The back three are now exposed with Saido Berahino making a run down the left to drag Shkodran Mustafi out of position.

The English forward receives the ball from Jesé who continues his run ahead of Özil, who is now lagging behind, as are the rest of the covering players, meaning Stoke have a 3-on-3.

Berahino waits for the right moment before playing the through ball behind Mustafi for his team-mate, who has the run on Nacho Monreal to get the shot away and score.

There are some similarities between this and the lack of protection the Liverpool defence are given from their own midfield, which can often lead to goals down the flanks when the full backs are pushed up high.

But there are also similarities with this and the way Klopp’s side dismantled Hoffenheim’s back three, and to some extent the back three of Crystal Palace in the previous game.

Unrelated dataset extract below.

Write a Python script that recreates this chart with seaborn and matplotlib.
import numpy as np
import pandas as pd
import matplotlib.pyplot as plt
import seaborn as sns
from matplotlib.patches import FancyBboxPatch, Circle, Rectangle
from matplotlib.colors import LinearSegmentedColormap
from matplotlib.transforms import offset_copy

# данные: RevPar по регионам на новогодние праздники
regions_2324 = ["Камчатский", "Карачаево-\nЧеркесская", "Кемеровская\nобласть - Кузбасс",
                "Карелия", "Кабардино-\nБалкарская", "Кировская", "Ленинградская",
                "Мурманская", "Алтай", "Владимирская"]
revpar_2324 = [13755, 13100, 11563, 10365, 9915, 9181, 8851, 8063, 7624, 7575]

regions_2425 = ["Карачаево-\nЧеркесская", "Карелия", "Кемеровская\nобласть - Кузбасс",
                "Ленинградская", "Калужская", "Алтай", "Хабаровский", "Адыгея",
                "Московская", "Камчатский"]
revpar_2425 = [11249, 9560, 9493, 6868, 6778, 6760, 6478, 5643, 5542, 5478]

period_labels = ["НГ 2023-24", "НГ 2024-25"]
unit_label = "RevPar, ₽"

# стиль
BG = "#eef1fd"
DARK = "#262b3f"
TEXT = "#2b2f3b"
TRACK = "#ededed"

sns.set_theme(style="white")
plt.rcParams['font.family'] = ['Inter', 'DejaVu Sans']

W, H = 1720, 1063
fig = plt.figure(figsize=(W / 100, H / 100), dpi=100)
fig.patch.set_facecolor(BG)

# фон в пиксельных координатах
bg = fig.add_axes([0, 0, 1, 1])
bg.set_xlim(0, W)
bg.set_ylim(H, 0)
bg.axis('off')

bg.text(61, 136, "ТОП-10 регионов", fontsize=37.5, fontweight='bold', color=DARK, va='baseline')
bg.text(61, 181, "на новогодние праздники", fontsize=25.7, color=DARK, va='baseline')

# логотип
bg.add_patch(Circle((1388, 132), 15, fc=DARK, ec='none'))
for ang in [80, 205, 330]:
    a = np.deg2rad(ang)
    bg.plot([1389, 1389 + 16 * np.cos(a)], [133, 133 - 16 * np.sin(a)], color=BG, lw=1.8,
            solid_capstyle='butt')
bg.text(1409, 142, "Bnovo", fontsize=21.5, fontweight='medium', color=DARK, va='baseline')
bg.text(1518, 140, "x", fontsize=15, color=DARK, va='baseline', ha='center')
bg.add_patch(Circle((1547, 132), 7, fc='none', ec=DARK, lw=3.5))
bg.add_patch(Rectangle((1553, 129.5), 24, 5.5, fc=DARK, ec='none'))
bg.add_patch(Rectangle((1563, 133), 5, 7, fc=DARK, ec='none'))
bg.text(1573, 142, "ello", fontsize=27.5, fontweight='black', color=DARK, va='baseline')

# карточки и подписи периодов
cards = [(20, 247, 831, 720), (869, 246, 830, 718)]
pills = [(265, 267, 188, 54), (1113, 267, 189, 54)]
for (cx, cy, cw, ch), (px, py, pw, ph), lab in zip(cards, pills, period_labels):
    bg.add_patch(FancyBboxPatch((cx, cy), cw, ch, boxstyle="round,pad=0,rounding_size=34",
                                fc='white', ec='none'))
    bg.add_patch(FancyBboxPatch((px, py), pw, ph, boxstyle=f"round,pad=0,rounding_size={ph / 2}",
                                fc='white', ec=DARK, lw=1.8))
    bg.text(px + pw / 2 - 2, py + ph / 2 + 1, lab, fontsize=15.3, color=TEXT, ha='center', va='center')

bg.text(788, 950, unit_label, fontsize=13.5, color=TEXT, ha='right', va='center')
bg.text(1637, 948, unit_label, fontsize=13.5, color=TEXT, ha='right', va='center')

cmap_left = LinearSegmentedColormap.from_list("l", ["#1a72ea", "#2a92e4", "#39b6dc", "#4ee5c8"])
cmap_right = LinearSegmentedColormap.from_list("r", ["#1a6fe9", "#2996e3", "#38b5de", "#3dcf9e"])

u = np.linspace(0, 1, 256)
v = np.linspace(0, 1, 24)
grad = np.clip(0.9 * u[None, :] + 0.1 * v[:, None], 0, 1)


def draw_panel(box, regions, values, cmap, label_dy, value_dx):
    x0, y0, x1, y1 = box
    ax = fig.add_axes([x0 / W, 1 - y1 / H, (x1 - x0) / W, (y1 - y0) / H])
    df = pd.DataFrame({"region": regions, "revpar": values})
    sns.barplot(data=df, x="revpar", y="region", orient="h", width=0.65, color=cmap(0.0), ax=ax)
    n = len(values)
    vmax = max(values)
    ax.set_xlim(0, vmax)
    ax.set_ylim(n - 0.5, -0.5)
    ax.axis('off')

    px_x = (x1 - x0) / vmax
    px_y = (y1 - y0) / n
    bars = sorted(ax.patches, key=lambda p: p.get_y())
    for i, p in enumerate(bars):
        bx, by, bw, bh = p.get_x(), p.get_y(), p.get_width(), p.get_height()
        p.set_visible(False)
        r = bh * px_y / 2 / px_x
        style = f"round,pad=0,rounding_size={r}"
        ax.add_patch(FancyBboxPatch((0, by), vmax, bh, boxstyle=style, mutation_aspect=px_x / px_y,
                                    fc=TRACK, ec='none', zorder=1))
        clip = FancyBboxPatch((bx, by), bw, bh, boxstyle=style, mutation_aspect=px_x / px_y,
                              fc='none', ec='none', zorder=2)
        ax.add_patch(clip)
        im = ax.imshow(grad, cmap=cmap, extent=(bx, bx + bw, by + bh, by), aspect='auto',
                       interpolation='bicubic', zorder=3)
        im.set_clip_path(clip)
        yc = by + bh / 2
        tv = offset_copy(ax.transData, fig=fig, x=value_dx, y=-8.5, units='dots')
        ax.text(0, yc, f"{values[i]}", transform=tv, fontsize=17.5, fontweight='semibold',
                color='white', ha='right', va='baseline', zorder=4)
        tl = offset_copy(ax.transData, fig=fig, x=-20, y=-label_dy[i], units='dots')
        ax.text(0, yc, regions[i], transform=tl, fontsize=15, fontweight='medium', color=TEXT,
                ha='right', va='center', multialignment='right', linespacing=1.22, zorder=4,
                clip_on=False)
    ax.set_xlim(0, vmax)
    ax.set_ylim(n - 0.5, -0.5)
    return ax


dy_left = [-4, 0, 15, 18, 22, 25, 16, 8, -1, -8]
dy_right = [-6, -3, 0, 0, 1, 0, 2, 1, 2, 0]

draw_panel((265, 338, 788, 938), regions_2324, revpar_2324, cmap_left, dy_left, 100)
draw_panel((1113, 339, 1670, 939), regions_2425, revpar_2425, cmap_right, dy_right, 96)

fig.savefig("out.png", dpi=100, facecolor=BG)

Though the score against Palace was only 1-0, new left back Andy Robertson created plenty of chances down the left for Liverpool.

Against Hoffenheim this left-sided dominance was even more apparent, as Sadio Mané ran riot, with help from Robert Firmino, Alberto Moreno, Mohamed Salah stretching the play on the other side, and the midfield runners.

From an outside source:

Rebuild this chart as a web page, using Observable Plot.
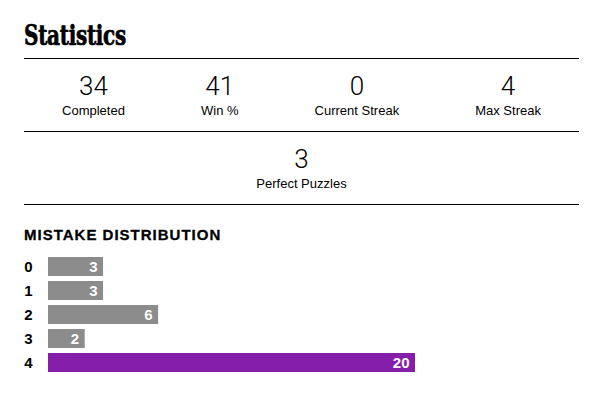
<!DOCTYPE html>
<html>
<head>
<meta charset="utf-8">
<script src="https://cdn.jsdelivr.net/npm/d3@7"></script>
<script src="https://cdn.jsdelivr.net/npm/@observablehq/plot@0.6"></script>
<style>
  html, body { margin: 0; padding: 0; background: #fff; }
  #wrap { position: relative; width: 597px; height: 395px; overflow: hidden; color: #000; }
  .abs { position: absolute; }
  #title { left: 24px; top: 22px; font-family: "DejaVu Serif", serif; font-weight: 700; font-size: 27px; line-height: 27px; letter-spacing: -0.4px; white-space: nowrap; -webkit-text-stroke: 0.7px #000; transform: scaleX(0.74); transform-origin: 0 0; }
  .rule { left: 24px; width: 555px; height: 1px; background: #000; }
  .row { left: 24px; width: 555px; display: flex; justify-content: space-around; }
  .item { text-align: center; }
  .num { font-family: Roboto, "Open Sans", sans-serif; font-weight: 300; font-size: 26px; line-height: 26px; height: 26px; }
  .lab { font-family: "Liberation Sans", Arial, sans-serif; font-size: 13px; line-height: 13px; margin-top: 5px; white-space: nowrap; }
  #heading { left: 24px; top: 227px; font-family: "Liberation Sans", Arial, sans-serif; font-weight: 700; font-size: 15px; line-height: 15px; letter-spacing: 1px; white-space: nowrap; -webkit-text-stroke: 0.3px #000; }
  #chart { left: 0; top: 250px; }
</style>
</head>
<body>
<div id="wrap">
  <div id="title" class="abs"></div>
  <div class="abs rule" style="top:58px"></div>
  <div id="row1" class="abs row" style="top:73px"></div>
  <div class="abs rule" style="top:131px"></div>
  <div id="row2" class="abs row" style="top:146px"></div>
  <div class="abs rule" style="top:204px"></div>
  <div id="heading" class="abs"></div>
  <div id="chart" class="abs"></div>
</div>
<script>
// ---- data ----
const titleText = "Statistics";
const statValues = [34, 41, 0, 4];
const statLabels = ["Completed", "Win %", "Current Streak", "Max Streak"];
const perfectValues = [3];
const perfectLabels = ["Perfect Puzzles"];
const headingText = "MISTAKE DISTRIBUTION";
const mistakes = ["0", "1", "2", "3", "4"];
const counts = [3, 3, 6, 2, 20];
const highlighted = "4";

// ---- header ----
document.getElementById("title").textContent = titleText;
document.getElementById("heading").textContent = headingText;

function fillRow(el, values, labels) {
  values.forEach((v, i) => {
    const item = document.createElement("div");
    item.className = "item";
    const n = document.createElement("div");
    n.className = "num";
    n.textContent = String(v);
    const l = document.createElement("div");
    l.className = "lab";
    l.textContent = labels[i];
    item.appendChild(n);
    item.appendChild(l);
    el.appendChild(item);
  });
}
fillRow(document.getElementById("row1"), statValues, statLabels);
fillRow(document.getElementById("row2"), perfectValues, perfectLabels);

// ---- chart ----
const data = mistakes.map((m, i) => ({mistake: m, count: counts[i]}));

const chart = Plot.plot({
  width: 597,
  height: 130,
  marginLeft: 48,
  marginRight: 182,
  marginTop: 2.65,
  marginBottom: 3.6,
  style: {fontFamily: "'Liberation Sans', Arial, sans-serif", fontSize: "15px", fontWeight: "bold", color: "#000", background: "transparent", overflow: "visible"},
  x: {domain: [0, 20], axis: null},
  y: {domain: mistakes, paddingInner: 0.19, paddingOuter: 0.095, label: null},
  marks: [
    Plot.axisY({tickSize: 0, tickPadding: 16, fontWeight: "bold", fontSize: 15, fill: "#000", stroke: "#000", strokeWidth: 0.3}),
    Plot.barX(data, {
      y: "mistake",
      x: "count",
      fill: d => d.mistake === highlighted ? "#851ea9" : "#8c8c8c"
    }),
    Plot.text(data, {
      y: "mistake",
      x: "count",
      text: d => String(d.count),
      textAnchor: "end",
      dx: -6,
      fill: "#fff",
      fontWeight: "bold",
      fontSize: 15
    })
  ]
});
document.getElementById("chart").appendChild(chart);
</script>
</body>
</html>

The first goal came as Mané was able to find himself one-on-one with Havard Nordtveit.

Firmino created the space to leave the back four exposed, and as Jesé did against Arsenal, he was able to free his team-mate to attack the back line down the left channel.

This situation was different to Stoke’s goal in that Mané used his pace to sprint behind the defence, before holding the ball up to allow a runner from midfield, Emre Can, to score the goal.

But there is still the common theme of isolating a wide defender after the midfield has been eliminated, and then having more than one player breach this vacant space with a run into the box as shown below.

Liverpool will hope to have similar success against Mustafi as they had against Nordtveit, which eventually forced Hoffenheim coach Julian Nagelsmann into a change; but it was too little, too late.

Nordtveit was replaced and the Germans changed to a back four but, even so, the average positions (via WhoScored, below) of the players throughout the game still hints at the back three which started the game, and shows the Norwegian’s isolation on the right hand side (No 6).

Compare this to the average positions of the Arsenal players against Stoke where even though Mustafi (20) is pushed higher up the pitch he’s still isolated, and there’s a large space between him and Monreal (18).

What’s more, the high back line of Arsenal could play into Liverpool’s hands even more than Hoffenheim’s tactics did in that opening 25 minutes of the Champions League tie.

Given the quality of the attacking threat posed by both sides, this game could come down to which set of midfielders do the best job positionally; covering for their full backs as well as maintaining a shield in front of the central defenders.

Klopp commented in his pre-match press conference that he liked the fact his number 8s were getting into the box against Hoffenheim. Can scored two goals from midfield, and the second goal was scored after Georginio Wijnaldum hit the post with a shot in the area.

With a pair of midfielders looking to attack, Liverpool will need to make sure they they don’t leave gaps in front of their own defence, and a lot of responsibility will lie on the shoulders of the deepest midfielders of both sides.

With Alexis Sanchez back in their squad Arsenal could threaten the Liverpool defence in the same way, but the double-speed of Mane and Salah, and the double-think and ever-impressive intelligent forward play of Firmino could give the home side the edge.

Liverpool vs Arsenal – Sunday 27th August

Liverpool predicted line-up: Mignolet; Gomez, Matip, Klavan, Robertson; Henderson, Milner, Wijnaldum; Salah, Firmino, Mane.

Liverpool injury news: Alexander-Arnold (possible), Can (possible), Clyne (doubt), Coutinho (out), Lallana (out), Sakho (out), Ings (doubt).

Arsenal predicted line-up: Cech; Mustafi, Koscielny, Kolasinac; Bellerin, Ramsey, Xhaka, Oxlade-Chamberlain; Welbeck, Lacazette, Ozil.

Arsenal injury news: Chambers (doubt), Wilshere (doubt), Cazorla (out),

Kick Off : Anfield, 16:00

TV: Live on Sky Sports. Highlights on MOTD, BBC 1 at 22:25.